Entrega VI
(03/1999)
Bueno, y una vez que hemos descubierto que yo estoy partido y en guerra conmigo mismo, mi Yo real y creyente en la Realidad y dispuesto a trabajar por hacerme mi Futuro, como Dios manda, y aburriéndome y tapando mi aburrimiento con cualesquiera diversiones que me vendan, y frente a ese Yo de verdad, que no soy mío, sino común, que no soy nadie, porque soy cualquiera, ahora ¿qué? : la eterna y cansada demanda real y realista: ¿en qué quedamos?, ¿qué hacer con esa contradicción? Si obedeciendo a la Ley no hago más que hacer lo que está hecho, creer en mi muerte siempre futura y colaborar a mi vacío y mi falsedad, y si, por otro lado, no obedeciendo, diciéndole “No” a la Realidad, me pierdo, me desintegro y me deshago, entonces ¿qué?.
La tentación que, a primera vista, parece más honrada, es decidir “Pues nada. Pues, entonces, no hacer nada”. Pero ésa es un ilusión también: ‘nada’ es tan totalitario y tan fascista como ‘todo’; pertenece a las falsedades de la realidad: en verdad, no hay ninguna nada; en verdad, siempre está uno haciendo algo, unas veces, colaborando al Futuro consabido, trabajando o divirtiéndose – da lo mismo -, haciendo lo que está hecho, confirmando la mentira y fe de la Realidad; otras veces, tal vez (¿quién sabe?), por el contrario.
En cualquier caso, lo que haga uno personalmente, por su voluntad propia, no puede servir más que para cumplir su destino, para su éxito y su muerte, para su ilusión; lo que haga otro que no es uno, aunque lo haga por medio de (y a pesar de) uno, eso (¿quién sabe – y su gracia y fuerza está en que no se sabe) a lo mejor vale para algo, sea para quien sea, para algo de verdad.
No se trata, por tanto, de poner empeño, de trazarse un plan y de cumplirlo, de trabajar: el trabajo, lo mismo que la diversión ya se sabe para lo que sirven. Se trata, por el contrario, de dejarse llevar, dejarse llevar a hacer cosas, a que se hagan por medio de unas cosas, que no existen, pero que por eso llaman a lo que en uno queda de niño, de pueblo, de no muerto.

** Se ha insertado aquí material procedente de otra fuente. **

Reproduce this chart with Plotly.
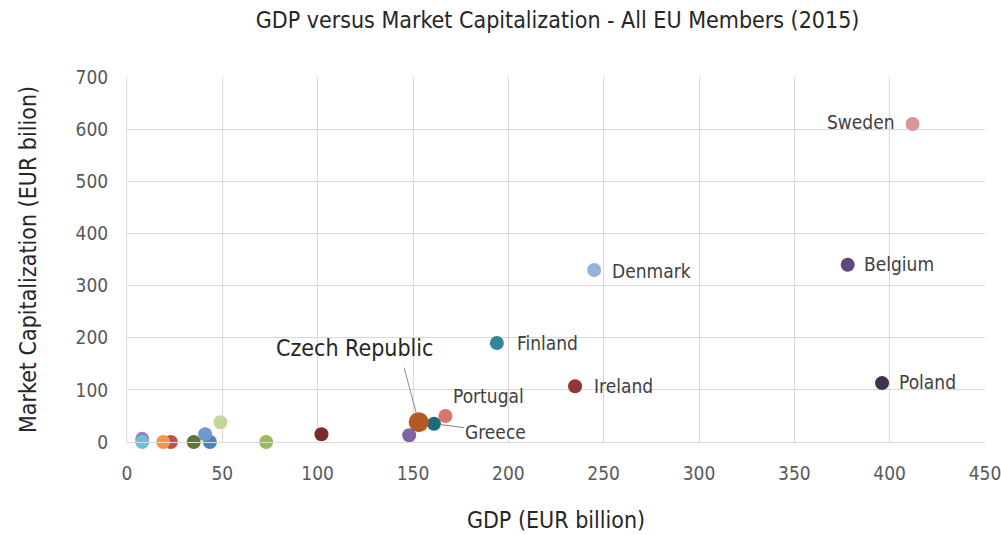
import plotly.graph_objects as go

countries = ["Sweden", "Denmark", "Belgium", "Poland", "Finland", "Ireland",
             "Portugal", "Greece", "Czech Republic", "Hungary", "Slovakia",
             "Luxembourg", "Croatia", "Bulgaria", "Lithuania", "Slovenia",
             "Latvia", "Estonia", "Cyprus", "Malta"]
gdp = [412, 245, 378, 396, 194, 235, 167, 161, 153, 148, 102, 73, 49, 43.5, 41, 35,
       23, 19, 8, 8]
mcap = [610, 330, 340, 113, 190, 107, 50, 35, 38, 13, 15, 0, 38, 0, 15, 0,
        0, 0, 6, 0]
labeled = ["Sweden", "Denmark", "Belgium", "Poland", "Finland", "Ireland",
           "Portugal", "Greece", "Czech Republic"]

colors = ["#DA9694", "#95B3D7", "#60497A", "#403151", "#31859C", "#963634",
          "#DA7471", "#1D6A7C", "#B65A24", "#8064A2", "#772C2A", "#9BBB59",
          "#C4D79B", "#4F81BD", "#6F99CF", "#5F7530", "#C0504D", "#F79646",
          "#9A7FBF", "#6BC0D8"]
sizes = [14 if c != "Czech Republic" else 20 for c in countries]

fig = go.Figure()
fig.add_trace(go.Scatter(
    x=gdp, y=mcap, mode="markers", text=countries,
    marker=dict(color=colors, size=sizes, opacity=1, line=dict(width=0)),
    hoverinfo="text+x+y", showlegend=False, cliponaxis=False))

FONT = "DejaVu Sans Condensed, Liberation Sans Narrow, Roboto, sans-serif"
label_style = {
    "Sweden": dict(xanchor="right", xshift=-16, yshift=2),
    "Denmark": dict(xanchor="left", xshift=16, yshift=-1),
    "Belgium": dict(xanchor="left", xshift=14, yshift=1),
    "Poland": dict(xanchor="left", xshift=15, yshift=1),
    "Finland": dict(xanchor="left", xshift=18, yshift=0),
    "Ireland": dict(xanchor="left", xshift=17, yshift=0),
    "Portugal": dict(xanchor="center", xshift=43, yshift=20),
}
for c, x, y in zip(countries, gdp, mcap):
    if c not in labeled:
        continue
    if c in label_style:
        s = label_style[c]
        fig.add_annotation(x=x, y=y, text=c, showarrow=False,
                           xanchor=s["xanchor"], yanchor="middle",
                           xshift=s["xshift"], yshift=s["yshift"],
                           font=dict(family=FONT, size=19, color="#404040"))
    elif c == "Greece":
        fig.add_annotation(x=x, y=y, text=c, showarrow=True, arrowhead=0,
                           arrowwidth=1, arrowcolor="#808080", ax=62, ay=8,
                           standoff=6, xanchor="center",
                           font=dict(family=FONT, size=19, color="#404040"))
    elif c == "Czech Republic":
        fig.add_annotation(x=x, y=y, text=c, showarrow=False,
                           xshift=-64, yshift=74,
                           font=dict(family=FONT, size=23, color="#262626"))
        fig.add_annotation(x=x, y=y, text="", showarrow=True, arrowhead=0,
                           arrowwidth=1, arrowcolor="#8C8C8C", ax=-15, ay=-56,
                           standoff=9)

fig.update_layout(
    width=1001, height=535,
    margin=dict(l=127, r=16, t=77, b=93, autoexpand=False),
    paper_bgcolor="white", plot_bgcolor="white",
    title=dict(text="GDP versus Market Capitalization - All EU Members (2015)",
               x=0.557, xanchor="center", y=0.963, yanchor="middle",
               font=dict(family=FONT, size=23, color="#262626")),
    font=dict(family=FONT, size=19, color="#595959"),
    xaxis=dict(range=[0, 450], dtick=50, showgrid=True, gridcolor="#D9D9D9",
               gridwidth=1, zeroline=False, showline=True, linecolor="#D9D9D9",
               mirror=False, ticks="", ticklabelstandoff=14, automargin=False,
               ticklabeloverflow="allow",
               title=dict(text="GDP (EUR billion)", standoff=29,
                          font=dict(family=FONT, size=23, color="#262626")),
               tickfont=dict(family=FONT, size=19, color="#595959")),
    yaxis=dict(range=[0, 700], dtick=100, showgrid=True, gridcolor="#D9D9D9",
               gridwidth=1, zeroline=True, zerolinecolor="#C9C6C6",
               zerolinewidth=3, showline=True, linecolor="#D9D9D9",
               ticks="", ticklabelstandoff=14, automargin=False,
               ticklabeloverflow="allow",
               title=dict(text="Market Capitalization (EUR bilion)", standoff=32,
                          font=dict(family=FONT, size=23, color="#262626")),
               tickfont=dict(family=FONT, size=19, color="#595959")),
)
fig.write_html("out.html",
               config={"displayModeBar": False},
               post_script="document.body.style.margin='0';"
                           "document.body.style.overflow='hidden';")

Es algo difícil eso de dejarse: es el Yo personal de uno lo que estorba; pero ¿qué se le va a hacer?: también se aprende, con el amor de las cosas y la costumbre, a olvidarse uno un poco de uno mismo, a dejar que lo arrastren las cosas adonde no sabe.
Quede claro que, desde luego, no se trata de hacer lo que está mandado, en los Planes de Estudio o donde sea, y tragar rollos insensatos y mortíferos y sacrificarse por el Porvenir, el Juicio Final y los Exámenes, pero que tampoco se trata de hacer lo que le guste a uno: ¿quién es uno para saber que lo que le gusta es lo que debe gustarle, que es lo bueno? Razones hay para desconfiar del gusto de uno y descubrir que lo que a uno le gusta es lo que los Padres, o el Estado y el Capital, quieren que le guste a uno.
No: el secreto del hacer algo es un enamoramiento: que a uno le entre un enamoramiento por alguna cosa, una pasión por hacerla, un gozo en el irla haciendo, y que sepa dejarse llevar por ese enamoramiento. Sólo así puede acaso hacerse algo que no esté hecho.
Pero, ay, bien sabéis vosotros, o sentís, que uno no se enamora a la fuerza ni porque quiera enamorarse. Es en esa equivocación en la que se funda la venta de inutilidades y la propaganda, religiosa o comercial – da igual – y los Planes de Estudio que se os proponen. Pero uno no se enamora a la fuerza, no: le pasa, o no le pasa; y ya está.
Y, con todo, sí, uno también puede hacer algo por enamorarse y hacer cosas de veras: a saber, quitar estorbos: no empeñarse, no creer, no divertirse, no tomar
(o lo menos posible) sustitutos del amor, y a ver qué pasa. A lo de niño, a lo de pueblo que te quede, a lo mejor, si le dejas, se le ocurre algo.